Lo stile pittorico degli autori dei cicli d’affreschi risulta molto originale, poiché segue diverse correnti artistiche: quella bizantina e apocrifa, la tardo romana e medioevale. Nonostante la commistione di più stilemi, il tratto e la narrazione non mancano di originalità, che fa di questo ciclo un unicum nel panorama artistico coevo. L’origine di questi cicli pittorici è comunque ancora molto discussa e la critica al riguardo è abbastanza articolata.

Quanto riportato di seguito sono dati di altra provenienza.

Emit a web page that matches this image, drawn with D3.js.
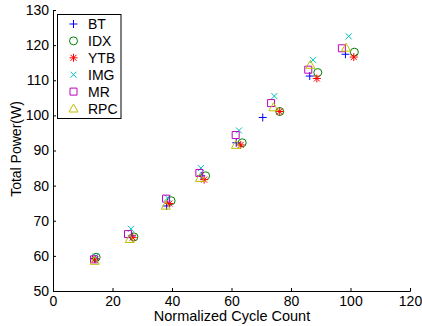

Sono due le principali correnti: Marèse Sennhauser‐Girard fa risalire al vescovo Remedius (circa nell’800) un verosimile patrocinatore, mentre Adolf Weis ipotizza un principio dai dipinti di Castelseprio (circa negli anni 750-60). Quest’ultima ipotesi fa pensare che a Müstair avesse lavorato un maestro lombardo o che comunque aveva conoscenza diretta di quelle esperienze pittoriche.

Fanno inoltre parte del complesso del monastero la chiesa carolingia di Santa Croce, triabsidata, e la torre Planta, torrione squadrato eretto nel 960 dal vescovo Hartpert di Coira, con funzioni di difesa ed alloggio. Solo successivamente assumerà il nome di torre Planta, dal cognome della badessa Angela Planta che si occupò della sua sistemazione in stile tardo-gotico dopo che nel 1499 un violento incendio ne distrusse completamente gli interni.